Reputation: 8312
I am using a batch file my.bat as given below:
@echo off
setlocal enabledelayedexpansion
for /F "tokens=*" %%A in (user.txt) do (
sqlplus -s -l %%A @fetch.sql
) >> output.txt
where user.txt (list of all user details for which I need expiry date. this list may have around 40-50 rows) is:
dbuser/password@database1
readuser/p@ssw0rd@database1
adminuser/Pa$$word@database2
.......
.......
.......
and fetch.sql is:
set pagesize 200
set linesize 200
select username, expiry_date from user_users;
exit;
The problem I am facing is, script my.bat captures here all the required details in output.txt along with SQL ERRORS (ORA-01017: invalid username/password; logon denied ,ORA-12154: TNS:could not resolve the connect identifier specified, ORA-28000: the account is locked ) but its getting hanged at the point whenever it encounteres below error message :
ERROR:
ORA-28001: the password has expired
Changing password for readuser
Please can you let me know how I can ignore this ERROR message too and keep my script running further ?
Upvotes: 1
Views: 796
Reputation: 191380
You can have whenever sqlerror exit failure
in your SQL script, but because you only run that after a successful connection it won't catch this error.

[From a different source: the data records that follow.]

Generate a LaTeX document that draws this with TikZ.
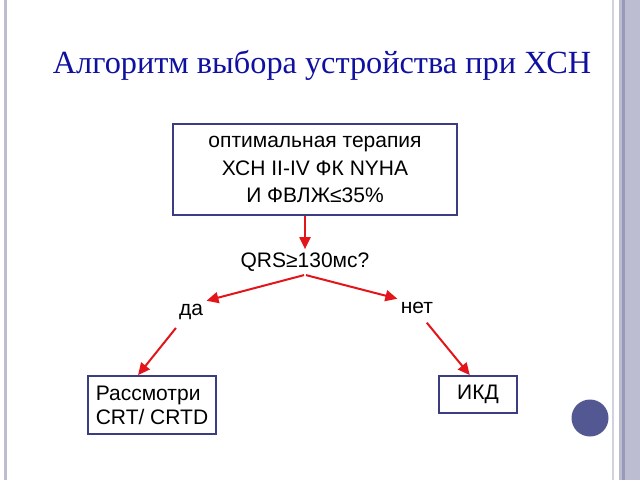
\documentclass[tikz,border=0pt]{standalone}
\usepackage{fontspec}
\setmainfont{Liberation Sans}
\newfontfamily\titlefont{Liberation Serif}
\usetikzlibrary{arrows.meta}

\definecolor{titleblue}{HTML}{1010A0}
\definecolor{boxnavy}{HTML}{3C3C80}
\definecolor{arrowred}{HTML}{E3151B}
\definecolor{barlav}{HTML}{BDBDD2}
\definecolor{bardark}{HTML}{9A9AB8}
\definecolor{dotblue}{HTML}{545892}

\tikzset{
  stepbox/.style={draw=boxnavy, line width=1.8pt, inner sep=5pt},
  flow/.style={draw=arrowred, line width=2pt, -{Triangle[length=12pt,width=11pt]}}
}

\begin{document}
\begin{tikzpicture}[x=1pt,y=-1pt]
  \useasboundingbox (0,0) rectangle (640,480);

  % slide frame
  \fill[barlav] (4,0) rectangle (7,480);
  \fill[barlav!70] (612,0) rectangle (614,480);
  \fill[barlav] (619,0) rectangle (640,480);
  \fill[bardark] (622,0) rectangle (625,480);
  \fill[dotblue] (590,418) circle (18.5);

  \node[font=\titlefont\fontsize{32.3}{37}\selectfont, text=titleblue, anchor=base] (title) at (322,73) {Алгоритм выбора устройства при ХСН};

  \begin{scope}[every node/.style={font=\fontsize{21}{27.5}\selectfont}]
    \node[stepbox, minimum width=284pt, minimum height=91pt, align=center] (therapy) at (315,169.5)
      {оптимальная терапия\\ХСН II-IV ФК NYHA\\И ФВЛЖ≤35\%};
    \node (qrs) at (305,262) {QRS≥130мс?};
    \node (yes) at (191,312) {да};
    \node (no)  at (417,308) {нет};
    \node[stepbox, minimum width=128pt, minimum height=58pt, align=left, font=\fontsize{21}{24}\selectfont] (crt) at (152,405)
      {Рассмотри\\CRT/ CRTD};
    \node[stepbox, minimum width=78pt, minimum height=37pt] (icd) at (478,394.5) {ИКД};
  \end{scope}

  \begin{scope}[every edge/.style={flow}]
    \path (therapy.south -| qrs.north) edge (qrs.north);
    \path (qrs.south) edge[shorten <=1pt] (yes.north east);
    \path (qrs.south) edge[shorten <=1pt] (no.north west);
    \path (yes.-135) edge[shorten <=6pt] (crt.115);
    \path (no.-60)   edge[shorten <=7pt] (icd.113);
  \end{scope}

\end{tikzpicture}
\end{document}
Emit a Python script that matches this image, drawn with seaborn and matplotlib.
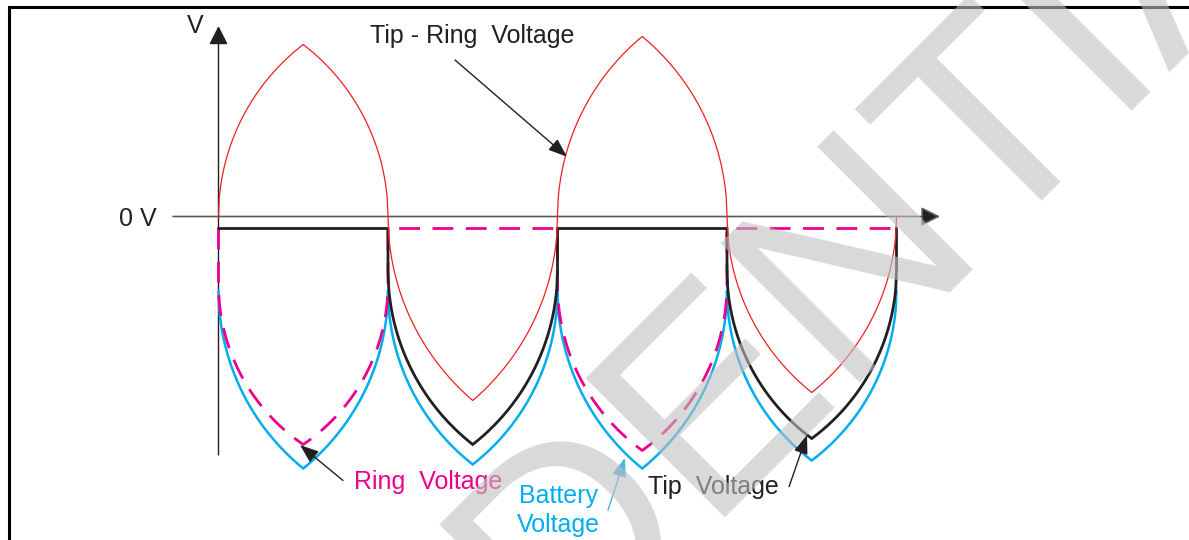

You could instead launch SQL*Plus without logging in, using the /nolog
switch, and then connect explicitly:
@echo off
setlocal enabledelayedexpansion
for /F "tokens=*" %%A in (user.txt) do (
(
echo whenever sqlerror exit failure
echo connect %%A
echo @fetch.sql
) | sqlplus -s /nolog
) >> output.txt
This also means your credentials aren't supplied on the command line; not sure about Windows so much but on other platforms that is a considerable security risk. Of course you still have them stored in a plain text file which itself isn't very secure, so that's more of a general point.
You could put your fetch.sql
statements directly in the batch file if you prefer, by echoing those instead of the @
start command; same effect but one less file to maintain.